Four former US air force service members, with more than 20 years of experience between them operating military drones, have written an open letter to Barack Obama warning that the program of targeted killings by unmanned aircraft has become a major driving force for Isis and other terrorist groups.

The group of servicemen have issued an impassioned plea to the Obama administration, calling for a rethink of a military tactic that they say has “fueled the feelings of hatred that ignited terrorism and groups like Isis, while also serving as a fundamental recruitment tool similar to Guantánamo Bay”.

In particular, they argue, the killing of innocent civilians in drone airstrikes has acted as one of the most “devastating driving forces for terrorism and destabilization around the world”.

The letter, addressed to Obama, defense secretary Ashton Carter and CIA chief John Brennan, links the signatories’ anxieties directly to last Friday’s terror attacks in Paris. They imply that the abuse of the drone program is causally connected to the outrages.

“We cannot sit silently by and witness tragedies like the attacks in Paris, knowing the devastating effects the drone program has overseas and at home,” they wrote.

The joint statement – from the group who have experience of operating drones over Afghanistan, Iraq and other conflict zones – represents a public outcry from what is understood to be the largest collection of drone whistleblowers in the history of the program. Three of the letter writers were sensor operators who controlled the powerful visual equipment on US Predator drones that guide Hellfire missiles to their targets.

They are Brandon Bryant, 30, who served in the 15th Reconnaissance Squadron and 3rd Special Operations Squadron from 2005 to 2011; Michael Haas, 29, who served in the same squadrons during the same period; and Stephen Lewis, 29, who was with the 3rd Special Operations Squadron between 2005 and 2010.

The fourth whistleblower, Cian Westmoreland, 28, was a technician responsible for the communications infrastructure of the drone program. He served with the 606 Air Control Squadron in Germany and the 73rd Expeditionary Air Control Squadron in Kandahar, Afghanistan.

The four are represented legally by Jesselyn Radack, director of national security and human rights at the nonprofit ExposeFacts. “This is the first time we’ve had so many people speaking out together about the drone program,” she said, pointing out that the men were fully aware that they faced possible prosecution for speaking out.

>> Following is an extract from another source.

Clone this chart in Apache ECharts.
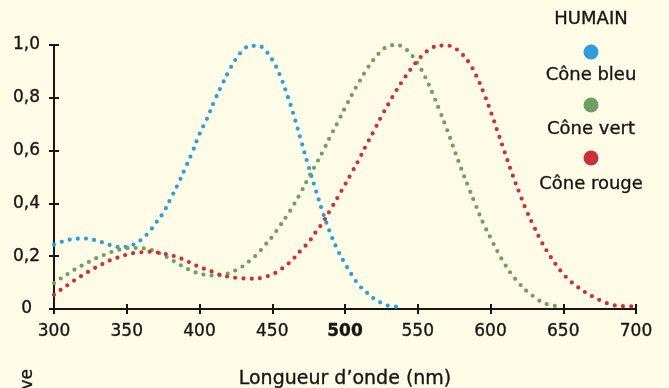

In the wake of the Paris attacks, Obama has stuck firm to his determination to avoid sending large numbers of US troops to Syria, beyond the limited engagement of special forces. The natural, though unspoken, consequence of such a strategy is a deepening reliance on aerial attacks in which unmanned drones increasingly play a leading part.

The number of lethal airstrikes has ballooned under Obama’s watch. The Pentagon has plans further to increase the number of daily drone flights by 50% by 2019.

From its inception, the drone program has been troubled by reports of mistaken targeting. Classified government documents leaked to the Intercept revealed that up to 90% of the people killed in drone strikes may be unintended, with the disparity glossed over by the recording of unknown victims as “enemies killed in action”.

In one of the most widely publicised errors, the US government was accused by one of its own officials of making an “outrageous mistake” in October 2011 when it killed the US citizen Abdulrahman al-Awlaki, the 16-year-old son of Anwar al-Awlaki, an al-Qaida leader who was also a US citizen and was killed by a CIA drone two weeks previously.